We were served homemade bread, tea or coffee, and homemade soup. They call it 'slow food' here. The opposite of fast food and relatively rare. It was rounded off with a fresh salad grown just up the hill. Things seemed right. A husband and wife (mother and father of the little boy who played on the porch and disliked wearing pants) maintained the pension, maybe made the bread, and did some of the farming. They were pleasant, interested, and unbusied. The wife, Hiro, retained some English from when she sheep-farmed in New Zealand during a mid-college break, and she and I discussed organic growing for a bit.

After breakfast, we rolled up our futons on the second floor, put them back in the closet, and took a walk up the hill where many things flourished. We found some wonderful plants, many of which we consumed parts. The sister (Ms. Misako) of the owner of the hill (including cafe, penshion, and farm, who was a friend of Sakamoto-sensei's and never appeared) arrived and showed us how she spun the cotton that she grew. And then we headed out to clean up the beach (something we'd been aching to do) with a gaggle of young children and their mothers. A handful of men were heading out on a kayaking expedition, a couple more were fishing aimlessly off the shore, and we ran around all of them with big bags and giant-tweezer-things, grabbing every glass coffee bottle and aluminum beer can in sight. I even found two toothbrushes, a large computer keyboard in perfect condition, and three popped balloons. Then we all headed back through town and up the hill, a party of about twenty or so, to medium-sized, garage-type building that sat amidst the small fields. And here we made one of the best meals ever.

We peeled and cut sato imo (country, as opposed to city, potatoes), ninjin (carrots), tamanegi (big green onions), and nagai gobo (long Japanese root-vegetable-thing-maybe-related-to-radish).

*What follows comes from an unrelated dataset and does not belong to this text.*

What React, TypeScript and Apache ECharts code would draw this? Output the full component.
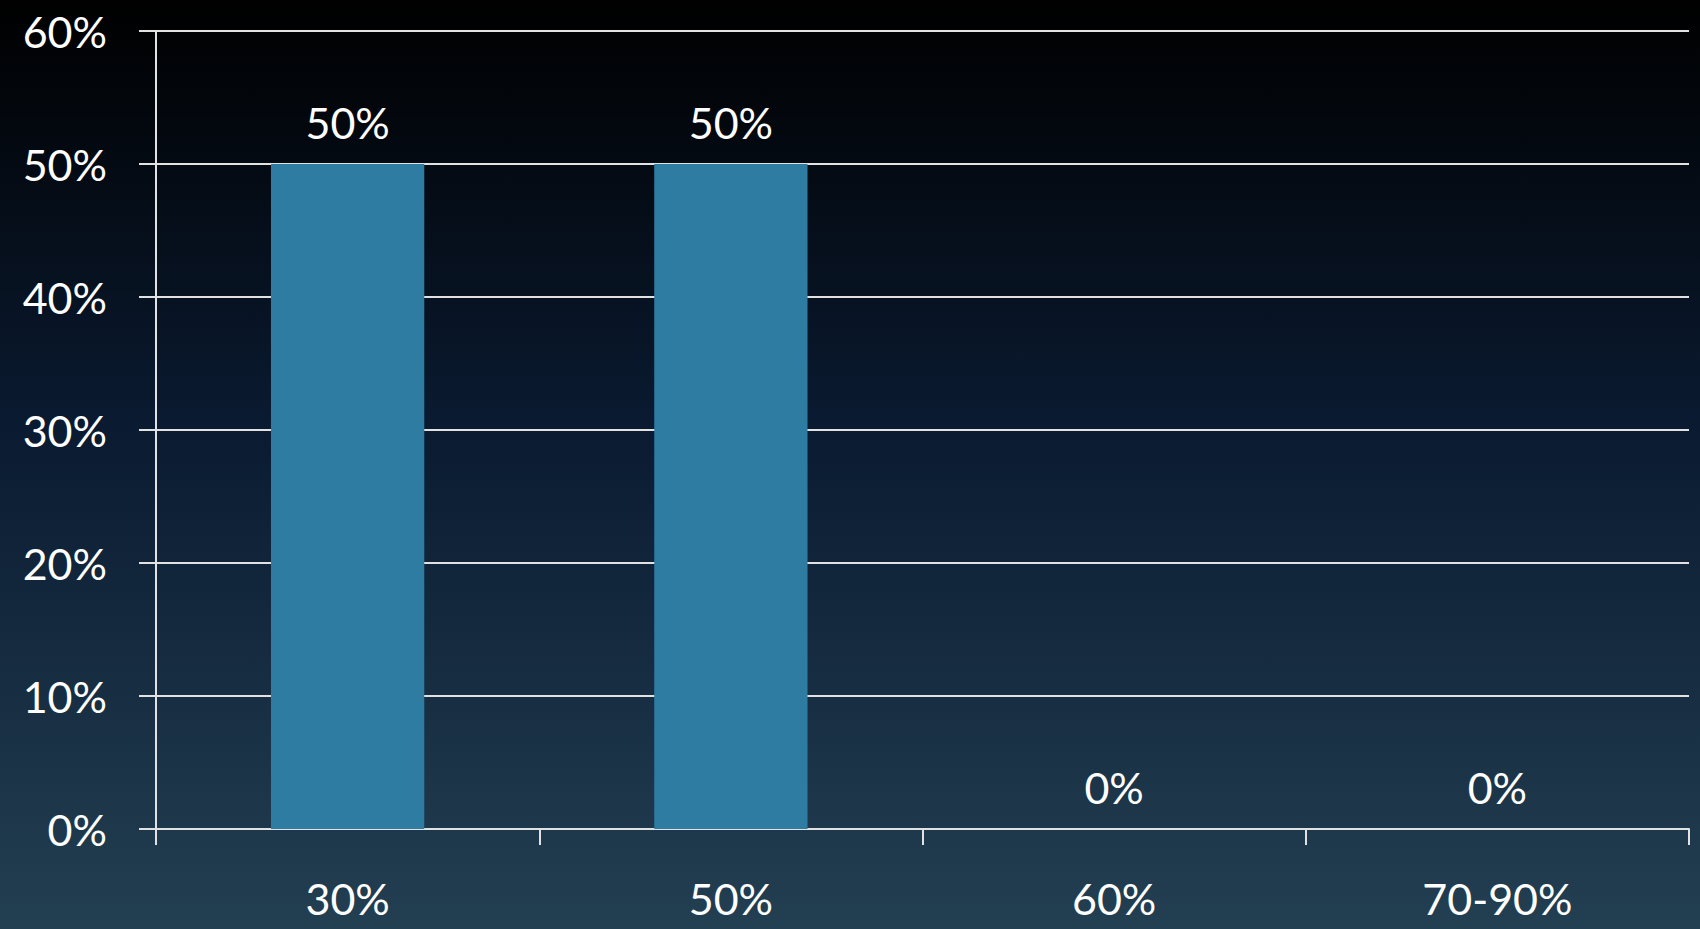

Tofu, miso, pork, koniaku (a jelly-type substance made from potatoes), and water were added, in addition to a touch of cooking sake. This was all cooked in a giant metal bowl nestled amidst the brick of a traditional wood-fired kamado (Japanese stove) just outside the meeting quarters (garage-like-building). It was a multi-hour, many womanned event, but lunch was ready just after noon. Tea, soup, and gohan (rice) were served on long tables surrounded half by toddlers, nearly other half by mothers, and two young assistant English teachers. Later, nine Koreans took part in the meal as well. There was plenty of food for everyone and it was great. With our best (poor) Japanese, we made Ms. Misako and Hiro aware that we would be back again.

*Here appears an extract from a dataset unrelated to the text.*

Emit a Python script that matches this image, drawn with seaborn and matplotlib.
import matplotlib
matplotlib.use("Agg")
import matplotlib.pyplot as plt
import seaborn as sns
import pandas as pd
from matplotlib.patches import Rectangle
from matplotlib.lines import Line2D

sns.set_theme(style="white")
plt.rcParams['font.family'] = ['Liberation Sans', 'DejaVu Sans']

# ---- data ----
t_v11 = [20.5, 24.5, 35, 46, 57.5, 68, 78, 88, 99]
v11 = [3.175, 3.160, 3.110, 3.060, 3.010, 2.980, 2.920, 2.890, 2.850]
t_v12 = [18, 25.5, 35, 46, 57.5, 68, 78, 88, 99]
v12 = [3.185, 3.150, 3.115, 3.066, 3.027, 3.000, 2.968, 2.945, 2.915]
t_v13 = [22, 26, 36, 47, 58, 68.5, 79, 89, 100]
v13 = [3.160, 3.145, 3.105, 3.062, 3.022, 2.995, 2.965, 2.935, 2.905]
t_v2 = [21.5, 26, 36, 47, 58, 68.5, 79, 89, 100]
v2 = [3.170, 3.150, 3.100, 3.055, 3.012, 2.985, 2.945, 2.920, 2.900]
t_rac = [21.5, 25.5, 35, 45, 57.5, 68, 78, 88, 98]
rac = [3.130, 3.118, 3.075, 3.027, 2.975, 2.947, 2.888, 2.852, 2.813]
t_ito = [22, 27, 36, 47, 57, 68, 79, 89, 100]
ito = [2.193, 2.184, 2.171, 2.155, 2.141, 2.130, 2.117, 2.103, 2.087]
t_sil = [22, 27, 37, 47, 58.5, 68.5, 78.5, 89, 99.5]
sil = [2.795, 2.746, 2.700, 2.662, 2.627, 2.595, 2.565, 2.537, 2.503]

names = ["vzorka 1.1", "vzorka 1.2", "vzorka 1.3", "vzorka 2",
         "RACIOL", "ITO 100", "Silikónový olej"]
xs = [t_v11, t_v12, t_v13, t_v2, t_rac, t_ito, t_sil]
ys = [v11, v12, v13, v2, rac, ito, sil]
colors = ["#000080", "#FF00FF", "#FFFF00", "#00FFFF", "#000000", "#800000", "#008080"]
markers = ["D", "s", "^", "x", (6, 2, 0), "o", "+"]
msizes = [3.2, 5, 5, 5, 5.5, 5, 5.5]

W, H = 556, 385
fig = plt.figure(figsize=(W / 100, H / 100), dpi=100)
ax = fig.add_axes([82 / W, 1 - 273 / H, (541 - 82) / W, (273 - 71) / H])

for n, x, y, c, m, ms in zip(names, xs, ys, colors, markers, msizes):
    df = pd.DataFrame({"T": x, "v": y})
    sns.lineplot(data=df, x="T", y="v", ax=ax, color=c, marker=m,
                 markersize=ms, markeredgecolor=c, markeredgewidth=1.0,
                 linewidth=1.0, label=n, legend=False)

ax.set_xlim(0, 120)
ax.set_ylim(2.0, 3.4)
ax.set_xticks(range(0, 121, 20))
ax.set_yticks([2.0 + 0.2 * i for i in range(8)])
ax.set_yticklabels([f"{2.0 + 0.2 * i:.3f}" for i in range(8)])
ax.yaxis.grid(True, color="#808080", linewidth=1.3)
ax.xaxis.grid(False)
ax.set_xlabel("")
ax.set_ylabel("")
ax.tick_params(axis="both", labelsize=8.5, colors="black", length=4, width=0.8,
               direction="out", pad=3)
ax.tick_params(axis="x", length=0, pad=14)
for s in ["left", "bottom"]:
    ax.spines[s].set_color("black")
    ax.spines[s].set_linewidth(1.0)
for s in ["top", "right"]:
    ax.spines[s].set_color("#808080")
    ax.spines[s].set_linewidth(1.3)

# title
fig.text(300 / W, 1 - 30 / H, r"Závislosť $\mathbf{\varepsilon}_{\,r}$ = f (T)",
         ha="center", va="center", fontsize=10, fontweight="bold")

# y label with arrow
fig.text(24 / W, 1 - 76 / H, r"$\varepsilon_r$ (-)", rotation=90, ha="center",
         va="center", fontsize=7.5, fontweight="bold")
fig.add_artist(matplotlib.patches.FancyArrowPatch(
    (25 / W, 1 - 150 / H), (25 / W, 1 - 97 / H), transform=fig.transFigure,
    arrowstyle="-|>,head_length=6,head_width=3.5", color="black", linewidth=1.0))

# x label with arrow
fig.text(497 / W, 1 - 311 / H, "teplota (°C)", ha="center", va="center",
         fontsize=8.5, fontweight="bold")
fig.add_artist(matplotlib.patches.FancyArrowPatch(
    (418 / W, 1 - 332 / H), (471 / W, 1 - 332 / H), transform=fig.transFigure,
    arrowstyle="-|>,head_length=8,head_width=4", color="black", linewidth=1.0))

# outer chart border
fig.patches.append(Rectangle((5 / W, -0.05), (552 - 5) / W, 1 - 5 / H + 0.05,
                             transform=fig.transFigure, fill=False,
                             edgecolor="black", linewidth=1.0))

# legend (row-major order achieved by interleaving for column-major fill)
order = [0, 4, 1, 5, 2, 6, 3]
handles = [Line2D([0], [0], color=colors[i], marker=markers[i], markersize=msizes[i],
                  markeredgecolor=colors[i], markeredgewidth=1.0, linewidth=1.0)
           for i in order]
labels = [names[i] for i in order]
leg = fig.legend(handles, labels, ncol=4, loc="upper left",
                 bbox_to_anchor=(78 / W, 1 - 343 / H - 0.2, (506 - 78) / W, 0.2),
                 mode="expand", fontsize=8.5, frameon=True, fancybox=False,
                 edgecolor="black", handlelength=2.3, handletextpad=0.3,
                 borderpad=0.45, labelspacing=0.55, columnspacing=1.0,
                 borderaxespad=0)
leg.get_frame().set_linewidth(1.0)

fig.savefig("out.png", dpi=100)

And then we left, walked through the sea at low tide to an island, swam back, and concluded our weekend up north we sea cucumbers, sea urchins, and one large blue starfish.



Okay, we didn't swim, we waded. But it was really windy and there was all sorts of liquid resistance on our calves.

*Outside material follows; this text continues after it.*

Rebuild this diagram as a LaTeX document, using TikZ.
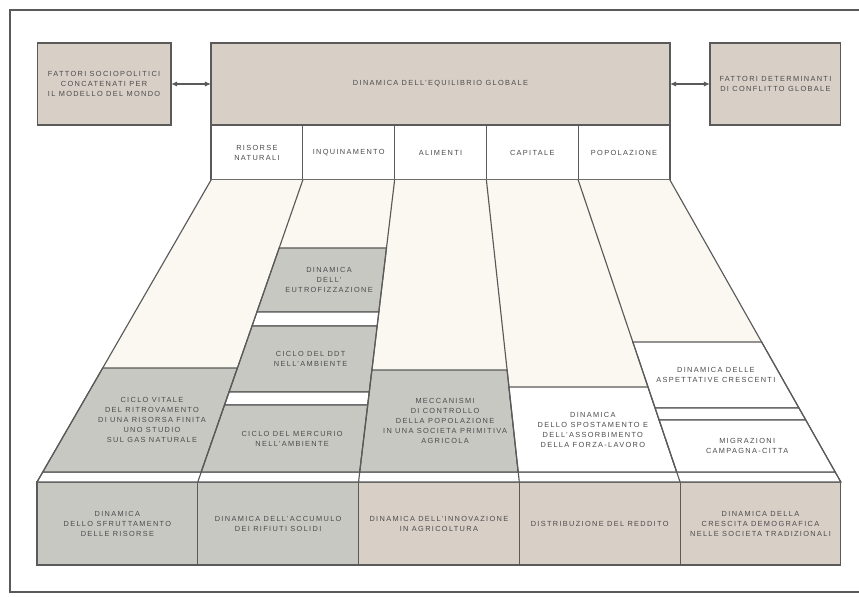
\documentclass[tikz,border=0pt]{standalone}
\usepackage{fontspec}
\setmainfont{Liberation Sans}[LetterSpace=18]
\usetikzlibrary{arrows.meta,positioning,calc}

\definecolor{boxtan}{RGB}{216,207,199}
\definecolor{boxgrey}{RGB}{200,200,195}
\definecolor{fancream}{RGB}{250,248,241}
\definecolor{inkgrey}{RGB}{75,75,75}
\definecolor{linegrey}{RGB}{90,90,90}

% a slice of the fan between line #1 and line #2, from height #3 down to #4
\newcommand{\fancell}[7]{%
  \path[#5] ($(t#1)!{(#3-180)/302}!(b#1)$) coordinate (#6a)
    -- ($(t#2)!{(#3-180)/302}!(b#2)$) coordinate (#6b)
    -- ($(t#2)!{(#4-180)/302}!(b#2)$) coordinate (#6c)
    -- ($(t#1)!{(#4-180)/302}!(b#1)$) coordinate (#6d) -- cycle;
  \node[lbl] (#6) at ($(#6a)!0.5!(#6c)$) {#7};}

\begin{document}
\begin{tikzpicture}[x=0.02cm, y=-0.02cm, >={Latex[length=3.5pt,width=3pt]},
  font=\fontsize{4.2}{5.7}\selectfont, line width=0.65pt,
  lbl/.style={align=center, text=inkgrey, inner sep=0pt},
  box/.style={draw=linegrey, fill=boxtan, align=center, text=inkgrey,
    inner sep=2pt, outer sep=0pt, minimum height=1.64cm},
  hcell/.style={box, fill=white, minimum width=1.836cm, minimum height=1.1cm},
  base/.style={box, minimum width=3.216cm, minimum height=1.66cm},
  cell/.style={draw=linegrey, fill=boxgrey},
  gap/.style={draw=linegrey, fill=white}]
\useasboundingbox (0,0) rectangle (859,596);
\draw[linegrey, line width=1.1pt] (859,10) -- (10,10) -- (10,592) -- (859,592);

\node[box, minimum width=9.18cm] (glob) at (440.5,84)
  {DINAMICA DELL'EQUILIBRIO GLOBALE};
\node[box, minimum width=2.68cm, left=0.8cm of glob] (soc)
  {FATTORI SOCIOPOLITICI\\CONCATENATI PER\\IL MODELLO DEL MONDO};
\node[box, minimum width=2.62cm, right=0.8cm of glob] (conf)
  {FATTORI DETERMINANTI\\DI CONFLITTO GLOBALE};
\draw[<->, linegrey] (soc) -- (glob);
\draw[<->, linegrey] (glob) -- (conf);

\node[hcell, anchor=north west] (ris) at (glob.south west) {RISORSE\\NATURALI};
\node[hcell, right=0pt of ris] (inq) {INQUINAMENTO};
\node[hcell, right=0pt of inq] (ali) {ALIMENTI};
\node[hcell, right=0pt of ali] (cap) {CAPITALE};
\node[hcell, right=0pt of cap] (pop) {POPOLAZIONE};

\node[base, fill=boxgrey, anchor=north west] (sfr) at (37,482)
  {DINAMICA\\DELLO SFRUTTAMENTO\\DELLE RISORSE};
\node[base, fill=boxgrey, right=0pt of sfr] (rif)
  {DINAMICA DELL'ACCUMULO\\DEI RIFIUTI SOLIDI};
\node[base, right=0pt of rif] (inn) {DINAMICA DELL'INNOVAZIONE\\IN AGRICOLTURA};
\node[base, right=0pt of inn] (red) {DISTRIBUZIONE DEL REDDITO};
\node[base, right=0pt of red] (dem)
  {DINAMICA DELLA\\CRESCITA DEMOGRAFICA\\NELLE SOCIETA TRADIZIONALI};

\foreach \n/\i in {ris/0,inq/1,ali/2,cap/3,pop/4}
  \coordinate (t\i) at (\n.south west);
\coordinate (t5) at (pop.south east);
\foreach \n/\i in {sfr/0,rif/1,inn/2,red/3,dem/4}
  \coordinate (b\i) at (\n.north west);
\coordinate (b5) at (dem.north east);

\fill[fancream] (t0) -- (t5) -- (b5) -- (b0) -- cycle;
\fancell{0}{5}{472}{482}{gap}{strip}{}

\fancell{0}{1}{368}{472}{cell}{vit}
  {CICLO VITALE\\DEL RITROVAMENTO\\DI UNA RISORSA FINITA\\UNO STUDIO\\SUL GAS NATURALE}
\fancell{1}{2}{248}{312}{cell}{eut}{DINAMICA\\DELL'\\EUTROFIZZAZIONE}
\fancell{1}{2}{312}{326}{gap}{gapa}{}
\fancell{1}{2}{326}{392}{cell}{ddt}{CICLO DEL DDT\\NELL'AMBIENTE}
\fancell{1}{2}{392}{405}{gap}{gapb}{}
\fancell{1}{2}{405}{472}{cell}{mer}{CICLO DEL MERCURIO\\NELL'AMBIENTE}
\fancell{2}{3}{370}{472}{cell}{mec}
  {MECCANISMI\\DI CONTROLLO\\DELLA POPOLAZIONE\\IN UNA SOCIETA PRIMITIVA\\AGRICOLA}
\fancell{3}{4}{387}{472}{gap}{spo}
  {DINAMICA\\DELLO SPOSTAMENTO E\\DELL'ASSORBIMENTO\\DELLA FORZA-LAVORO}
\fancell{4}{5}{342}{408}{gap}{asp}{DINAMICA DELLE\\ASPETTATIVE CRESCENTI}
\fancell{4}{5}{408}{420}{gap}{gapc}{}
\fancell{4}{5}{420}{472}{gap}{mig}{MIGRAZIONI\\CAMPAGNA-CITTA}

\foreach \i in {0,...,5}
  \draw[linegrey] (t\i) -- (b\i);
\end{tikzpicture}
\end{document}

The smell of the fire wafting from the stove, the rows of growing edibles, the running young, and tender old, it all reminded me of different parts, kinds, and times of home. Which is a little bit here now, too.

1 comment:

Kelly said...

Isn't it funny how different places can catch at you and become part of home?

I have many bits of home. The third floor of the Quad at SJU, a certain booth at Meeting Grounds, the ferry that runs between San Fran and the suburbs, many parts of China, the roof of Fr. Jack's parish in Peru, The Mississippi Headwaters, and the list could go on forever.

I can't wait until we can share our common Minnesota home again. Until then, take care.